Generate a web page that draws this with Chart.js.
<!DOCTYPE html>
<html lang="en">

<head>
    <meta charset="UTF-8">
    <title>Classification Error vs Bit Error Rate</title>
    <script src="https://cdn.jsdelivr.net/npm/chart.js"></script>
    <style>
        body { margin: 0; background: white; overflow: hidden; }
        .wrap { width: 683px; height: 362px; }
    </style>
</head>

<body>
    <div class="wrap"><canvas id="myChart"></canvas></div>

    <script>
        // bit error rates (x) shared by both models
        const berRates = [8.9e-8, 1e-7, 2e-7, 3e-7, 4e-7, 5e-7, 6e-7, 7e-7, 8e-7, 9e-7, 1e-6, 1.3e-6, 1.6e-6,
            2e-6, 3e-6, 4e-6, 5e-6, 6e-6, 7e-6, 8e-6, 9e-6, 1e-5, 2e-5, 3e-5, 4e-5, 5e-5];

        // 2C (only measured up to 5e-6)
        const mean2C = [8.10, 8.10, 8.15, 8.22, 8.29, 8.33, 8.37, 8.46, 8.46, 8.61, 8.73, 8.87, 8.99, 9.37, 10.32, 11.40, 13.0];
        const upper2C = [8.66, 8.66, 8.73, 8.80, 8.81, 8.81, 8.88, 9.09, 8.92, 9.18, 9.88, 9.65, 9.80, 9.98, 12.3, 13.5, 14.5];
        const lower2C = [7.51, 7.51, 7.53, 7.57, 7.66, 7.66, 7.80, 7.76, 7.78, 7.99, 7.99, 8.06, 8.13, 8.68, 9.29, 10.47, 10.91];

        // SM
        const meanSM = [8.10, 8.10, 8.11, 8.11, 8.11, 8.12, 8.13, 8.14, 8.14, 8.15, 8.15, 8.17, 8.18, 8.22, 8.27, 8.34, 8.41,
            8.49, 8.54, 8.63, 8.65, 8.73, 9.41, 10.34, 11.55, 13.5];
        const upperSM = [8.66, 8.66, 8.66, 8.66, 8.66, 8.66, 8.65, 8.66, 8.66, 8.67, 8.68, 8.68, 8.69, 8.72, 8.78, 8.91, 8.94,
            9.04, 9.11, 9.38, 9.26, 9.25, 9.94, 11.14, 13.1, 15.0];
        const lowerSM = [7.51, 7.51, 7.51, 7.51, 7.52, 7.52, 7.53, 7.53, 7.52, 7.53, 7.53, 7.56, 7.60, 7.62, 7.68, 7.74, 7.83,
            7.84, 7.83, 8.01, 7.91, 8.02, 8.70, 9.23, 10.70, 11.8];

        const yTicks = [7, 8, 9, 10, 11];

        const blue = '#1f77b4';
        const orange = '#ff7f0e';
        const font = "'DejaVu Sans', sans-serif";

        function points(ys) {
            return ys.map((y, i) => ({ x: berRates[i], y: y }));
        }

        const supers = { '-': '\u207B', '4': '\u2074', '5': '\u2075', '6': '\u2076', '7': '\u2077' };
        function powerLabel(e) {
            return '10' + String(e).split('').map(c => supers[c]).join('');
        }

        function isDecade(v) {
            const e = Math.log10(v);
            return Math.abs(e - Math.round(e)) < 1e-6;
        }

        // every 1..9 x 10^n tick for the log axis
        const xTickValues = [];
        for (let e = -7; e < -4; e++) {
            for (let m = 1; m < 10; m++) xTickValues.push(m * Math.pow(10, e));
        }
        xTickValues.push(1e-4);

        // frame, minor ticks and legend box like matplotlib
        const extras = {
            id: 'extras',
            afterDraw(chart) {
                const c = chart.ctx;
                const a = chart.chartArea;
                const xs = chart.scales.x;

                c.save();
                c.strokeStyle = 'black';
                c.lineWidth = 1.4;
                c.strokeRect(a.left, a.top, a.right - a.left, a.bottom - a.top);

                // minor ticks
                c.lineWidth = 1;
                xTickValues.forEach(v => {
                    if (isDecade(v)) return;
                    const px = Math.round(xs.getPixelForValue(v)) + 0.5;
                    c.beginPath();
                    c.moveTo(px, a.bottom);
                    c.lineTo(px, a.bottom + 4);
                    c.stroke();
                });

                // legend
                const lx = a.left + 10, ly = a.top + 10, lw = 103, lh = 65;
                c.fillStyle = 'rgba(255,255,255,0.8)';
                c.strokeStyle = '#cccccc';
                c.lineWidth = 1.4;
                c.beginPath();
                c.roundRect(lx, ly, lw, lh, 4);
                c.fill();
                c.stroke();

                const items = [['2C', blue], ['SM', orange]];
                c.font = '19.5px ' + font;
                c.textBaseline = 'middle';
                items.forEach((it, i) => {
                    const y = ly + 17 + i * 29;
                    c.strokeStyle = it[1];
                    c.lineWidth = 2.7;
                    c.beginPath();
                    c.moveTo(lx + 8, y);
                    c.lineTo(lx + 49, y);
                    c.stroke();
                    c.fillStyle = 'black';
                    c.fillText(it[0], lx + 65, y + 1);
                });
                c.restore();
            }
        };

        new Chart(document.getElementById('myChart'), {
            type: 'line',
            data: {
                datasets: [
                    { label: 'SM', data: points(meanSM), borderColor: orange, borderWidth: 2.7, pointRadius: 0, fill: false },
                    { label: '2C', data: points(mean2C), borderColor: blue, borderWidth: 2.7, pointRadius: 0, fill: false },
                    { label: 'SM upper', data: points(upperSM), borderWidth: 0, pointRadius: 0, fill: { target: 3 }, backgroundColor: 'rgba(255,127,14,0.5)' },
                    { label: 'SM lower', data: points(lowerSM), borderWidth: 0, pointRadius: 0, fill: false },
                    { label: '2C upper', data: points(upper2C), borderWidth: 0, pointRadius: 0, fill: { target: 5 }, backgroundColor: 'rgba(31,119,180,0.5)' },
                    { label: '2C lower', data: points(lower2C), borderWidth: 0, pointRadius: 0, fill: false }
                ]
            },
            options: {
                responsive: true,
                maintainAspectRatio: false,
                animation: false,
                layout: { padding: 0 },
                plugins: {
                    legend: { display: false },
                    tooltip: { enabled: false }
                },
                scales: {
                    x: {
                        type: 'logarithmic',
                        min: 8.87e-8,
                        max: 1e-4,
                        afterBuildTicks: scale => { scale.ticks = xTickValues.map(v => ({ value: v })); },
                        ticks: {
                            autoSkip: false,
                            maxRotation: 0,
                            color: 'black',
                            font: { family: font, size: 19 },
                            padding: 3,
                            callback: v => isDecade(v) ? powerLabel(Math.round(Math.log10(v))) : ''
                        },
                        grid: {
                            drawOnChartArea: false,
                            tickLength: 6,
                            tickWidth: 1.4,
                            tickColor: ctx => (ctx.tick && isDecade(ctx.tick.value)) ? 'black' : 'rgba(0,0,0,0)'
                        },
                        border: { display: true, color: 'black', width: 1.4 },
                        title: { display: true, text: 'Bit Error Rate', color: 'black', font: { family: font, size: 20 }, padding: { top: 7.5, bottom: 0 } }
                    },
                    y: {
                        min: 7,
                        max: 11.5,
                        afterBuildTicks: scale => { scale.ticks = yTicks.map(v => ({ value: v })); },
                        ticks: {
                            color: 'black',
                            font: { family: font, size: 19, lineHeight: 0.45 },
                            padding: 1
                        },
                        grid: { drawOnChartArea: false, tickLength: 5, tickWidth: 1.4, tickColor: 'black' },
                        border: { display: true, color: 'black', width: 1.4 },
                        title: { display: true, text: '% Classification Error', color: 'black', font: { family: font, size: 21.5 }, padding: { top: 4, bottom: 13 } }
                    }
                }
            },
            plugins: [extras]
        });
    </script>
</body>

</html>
══════════════════════════════
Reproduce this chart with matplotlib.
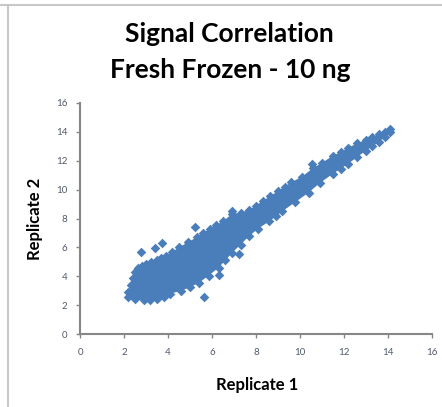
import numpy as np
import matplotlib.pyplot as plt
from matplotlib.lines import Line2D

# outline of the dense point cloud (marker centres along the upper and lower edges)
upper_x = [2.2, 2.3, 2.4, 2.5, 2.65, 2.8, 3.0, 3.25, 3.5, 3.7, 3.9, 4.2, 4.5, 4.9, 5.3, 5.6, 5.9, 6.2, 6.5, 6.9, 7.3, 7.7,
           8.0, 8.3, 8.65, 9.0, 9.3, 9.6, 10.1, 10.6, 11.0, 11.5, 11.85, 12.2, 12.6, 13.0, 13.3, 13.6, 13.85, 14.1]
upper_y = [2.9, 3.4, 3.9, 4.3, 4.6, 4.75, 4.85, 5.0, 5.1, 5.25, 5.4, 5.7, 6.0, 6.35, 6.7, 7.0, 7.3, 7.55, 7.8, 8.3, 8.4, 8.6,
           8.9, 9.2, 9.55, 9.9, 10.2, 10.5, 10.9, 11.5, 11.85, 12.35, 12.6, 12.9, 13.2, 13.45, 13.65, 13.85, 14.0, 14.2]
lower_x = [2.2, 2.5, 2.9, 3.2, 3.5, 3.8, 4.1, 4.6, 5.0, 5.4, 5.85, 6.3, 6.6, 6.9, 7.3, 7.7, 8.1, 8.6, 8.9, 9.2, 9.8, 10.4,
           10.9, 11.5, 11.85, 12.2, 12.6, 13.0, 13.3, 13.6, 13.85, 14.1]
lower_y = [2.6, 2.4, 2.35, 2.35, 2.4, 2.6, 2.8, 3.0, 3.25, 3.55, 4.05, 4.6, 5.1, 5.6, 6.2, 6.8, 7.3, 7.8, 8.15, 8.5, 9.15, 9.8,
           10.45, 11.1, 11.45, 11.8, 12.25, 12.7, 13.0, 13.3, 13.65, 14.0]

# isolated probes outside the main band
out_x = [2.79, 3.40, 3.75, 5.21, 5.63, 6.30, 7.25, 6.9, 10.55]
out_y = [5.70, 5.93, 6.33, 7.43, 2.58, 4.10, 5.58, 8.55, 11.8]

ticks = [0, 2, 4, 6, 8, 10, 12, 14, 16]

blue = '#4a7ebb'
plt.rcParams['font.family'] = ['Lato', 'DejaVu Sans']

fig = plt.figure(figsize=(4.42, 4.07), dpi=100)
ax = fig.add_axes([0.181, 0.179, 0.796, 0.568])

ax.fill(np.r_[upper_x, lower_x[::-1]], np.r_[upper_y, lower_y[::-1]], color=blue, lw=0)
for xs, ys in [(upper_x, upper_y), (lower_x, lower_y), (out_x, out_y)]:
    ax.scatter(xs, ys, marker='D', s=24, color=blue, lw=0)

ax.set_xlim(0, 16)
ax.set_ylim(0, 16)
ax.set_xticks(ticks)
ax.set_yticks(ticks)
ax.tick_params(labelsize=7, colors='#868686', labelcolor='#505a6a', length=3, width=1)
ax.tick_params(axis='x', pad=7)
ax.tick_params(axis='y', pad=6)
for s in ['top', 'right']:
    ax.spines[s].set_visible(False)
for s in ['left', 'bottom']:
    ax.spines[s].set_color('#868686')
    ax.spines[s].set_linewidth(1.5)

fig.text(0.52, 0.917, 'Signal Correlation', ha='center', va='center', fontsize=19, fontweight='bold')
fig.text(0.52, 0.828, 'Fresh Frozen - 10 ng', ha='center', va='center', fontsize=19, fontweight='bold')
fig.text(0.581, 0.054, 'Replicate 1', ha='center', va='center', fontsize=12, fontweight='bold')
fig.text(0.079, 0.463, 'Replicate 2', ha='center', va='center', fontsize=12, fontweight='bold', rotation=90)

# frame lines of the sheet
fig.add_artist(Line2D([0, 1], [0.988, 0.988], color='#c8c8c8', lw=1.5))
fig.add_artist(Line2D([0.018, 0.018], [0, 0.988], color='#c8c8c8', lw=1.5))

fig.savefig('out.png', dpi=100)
══════════════════════════════
### Task description
Set down the lines running from the one with "Reproduce this chart with matplotlib." through the one with "ax.scatter(xs, ys, marker='D', s=24, color=blue, lw=0)", both ends kept, exactly and with no pictures.

### Solved exercise
Reproduce this chart with matplotlib.
import numpy as np
import matplotlib.pyplot as plt
from matplotlib.lines import Line2D

# outline of the dense point cloud (marker centres along the upper and lower edges)
upper_x = [2.2, 2.3, 2.4, 2.5, 2.65, 2.8, 3.0, 3.25, 3.5, 3.7, 3.9, 4.2, 4.5, 4.9, 5.3, 5.6, 5.9, 6.2, 6.5, 6.9, 7.3, 7.7,
           8.0, 8.3, 8.65, 9.0, 9.3, 9.6, 10.1, 10.6, 11.0, 11.5, 11.85, 12.2, 12.6, 13.0, 13.3, 13.6, 13.85, 14.1]
upper_y = [2.9, 3.4, 3.9, 4.3, 4.6, 4.75, 4.85, 5.0, 5.1, 5.25, 5.4, 5.7, 6.0, 6.35, 6.7, 7.0, 7.3, 7.55, 7.8, 8.3, 8.4, 8.6,
           8.9, 9.2, 9.55, 9.9, 10.2, 10.5, 10.9, 11.5, 11.85, 12.35, 12.6, 12.9, 13.2, 13.45, 13.65, 13.85, 14.0, 14.2]
lower_x = [2.2, 2.5, 2.9, 3.2, 3.5, 3.8, 4.1, 4.6, 5.0, 5.4, 5.85, 6.3, 6.6, 6.9, 7.3, 7.7, 8.1, 8.6, 8.9, 9.2, 9.8, 10.4,
           10.9, 11.5, 11.85, 12.2, 12.6, 13.0, 13.3, 13.6, 13.85, 14.1]
lower_y = [2.6, 2.4, 2.35, 2.35, 2.4, 2.6, 2.8, 3.0, 3.25, 3.55, 4.05, 4.6, 5.1, 5.6, 6.2, 6.8, 7.3, 7.8, 8.15, 8.5, 9.15, 9.8,
           10.45, 11.1, 11.45, 11.8, 12.25, 12.7, 13.0, 13.3, 13.65, 14.0]

# isolated probes outside the main band
out_x = [2.79, 3.40, 3.75, 5.21, 5.63, 6.30, 7.25, 6.9, 10.55]
out_y = [5.70, 5.93, 6.33, 7.43, 2.58, 4.10, 5.58, 8.55, 11.8]

ticks = [0, 2, 4, 6, 8, 10, 12, 14, 16]

blue = '#4a7ebb'
plt.rcParams['font.family'] = ['Lato', 'DejaVu Sans']

fig = plt.figure(figsize=(4.42, 4.07), dpi=100)
ax = fig.add_axes([0.181, 0.179, 0.796, 0.568])

ax.fill(np.r_[upper_x, lower_x[::-1]], np.r_[upper_y, lower_y[::-1]], color=blue, lw=0)
for xs, ys in [(upper_x, upper_y), (lower_x, lower_y), (out_x, out_y)]:
    ax.scatter(xs, ys, marker='D', s=24, color=blue, lw=0)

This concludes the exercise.